Directions => Repeat exactly the lines running from the first line of the data to the line containing "const colors = ['#B5395F', '#F6B847', '#2E2D76'];", both ends included, and nothing else; drop the pictures.

____

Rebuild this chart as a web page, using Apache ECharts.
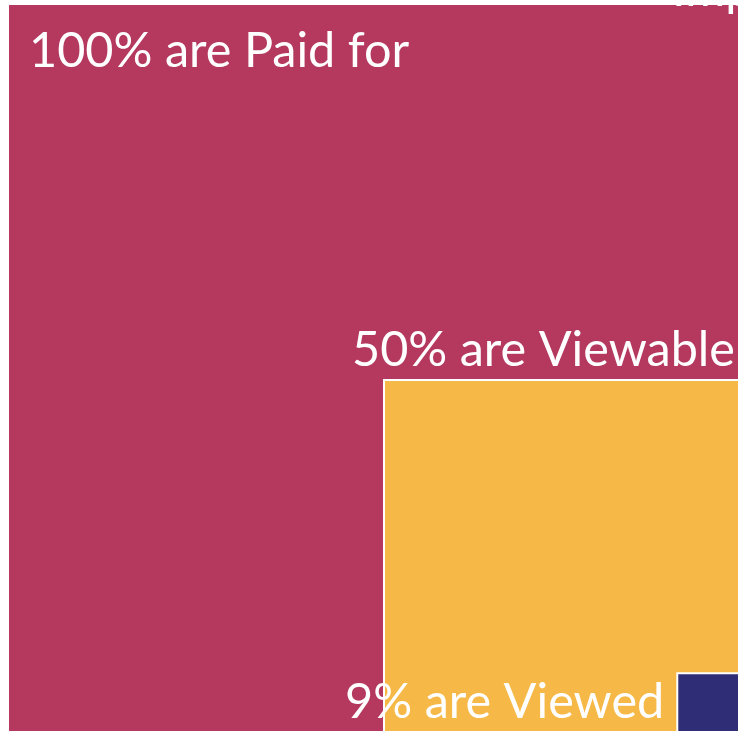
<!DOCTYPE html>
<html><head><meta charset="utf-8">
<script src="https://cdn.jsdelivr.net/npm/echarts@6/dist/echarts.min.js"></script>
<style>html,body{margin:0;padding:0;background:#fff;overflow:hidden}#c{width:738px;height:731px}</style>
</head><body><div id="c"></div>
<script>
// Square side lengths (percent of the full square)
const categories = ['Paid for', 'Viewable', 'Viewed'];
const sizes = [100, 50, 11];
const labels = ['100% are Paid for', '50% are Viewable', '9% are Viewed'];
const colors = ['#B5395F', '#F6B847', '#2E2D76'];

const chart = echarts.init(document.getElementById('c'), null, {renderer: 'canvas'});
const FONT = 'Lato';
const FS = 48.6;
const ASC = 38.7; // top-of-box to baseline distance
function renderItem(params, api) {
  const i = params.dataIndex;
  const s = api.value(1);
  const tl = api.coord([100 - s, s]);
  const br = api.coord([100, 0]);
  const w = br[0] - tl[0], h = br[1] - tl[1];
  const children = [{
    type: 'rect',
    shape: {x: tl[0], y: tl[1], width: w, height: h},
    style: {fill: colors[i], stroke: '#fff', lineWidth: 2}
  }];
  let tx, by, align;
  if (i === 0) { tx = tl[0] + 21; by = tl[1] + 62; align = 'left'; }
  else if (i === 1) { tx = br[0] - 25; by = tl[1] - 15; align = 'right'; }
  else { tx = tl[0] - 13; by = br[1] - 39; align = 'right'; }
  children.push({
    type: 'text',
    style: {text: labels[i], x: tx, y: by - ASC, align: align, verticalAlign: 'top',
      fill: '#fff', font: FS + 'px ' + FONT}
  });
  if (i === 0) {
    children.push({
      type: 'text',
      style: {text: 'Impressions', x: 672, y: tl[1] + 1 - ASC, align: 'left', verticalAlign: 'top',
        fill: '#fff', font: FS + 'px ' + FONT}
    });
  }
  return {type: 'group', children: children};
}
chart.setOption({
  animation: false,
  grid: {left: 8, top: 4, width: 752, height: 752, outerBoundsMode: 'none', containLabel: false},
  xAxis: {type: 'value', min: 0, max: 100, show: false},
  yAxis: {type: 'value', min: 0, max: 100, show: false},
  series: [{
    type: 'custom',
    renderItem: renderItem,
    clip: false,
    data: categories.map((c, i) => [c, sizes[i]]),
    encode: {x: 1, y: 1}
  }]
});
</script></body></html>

____

Correct answer =>
Rebuild this chart as a web page, using Apache ECharts.
<!DOCTYPE html>
<html><head><meta charset="utf-8">
<script src="https://cdn.jsdelivr.net/npm/echarts@6/dist/echarts.min.js"></script>
<style>html,body{margin:0;padding:0;background:#fff;overflow:hidden}#c{width:738px;height:731px}</style>
</head><body><div id="c"></div>
<script>
// Square side lengths (percent of the full square)
const categories = ['Paid for', 'Viewable', 'Viewed'];
const sizes = [100, 50, 11];
const labels = ['100% are Paid for', '50% are Viewable', '9% are Viewed'];
const colors = ['#B5395F', '#F6B847', '#2E2D76'];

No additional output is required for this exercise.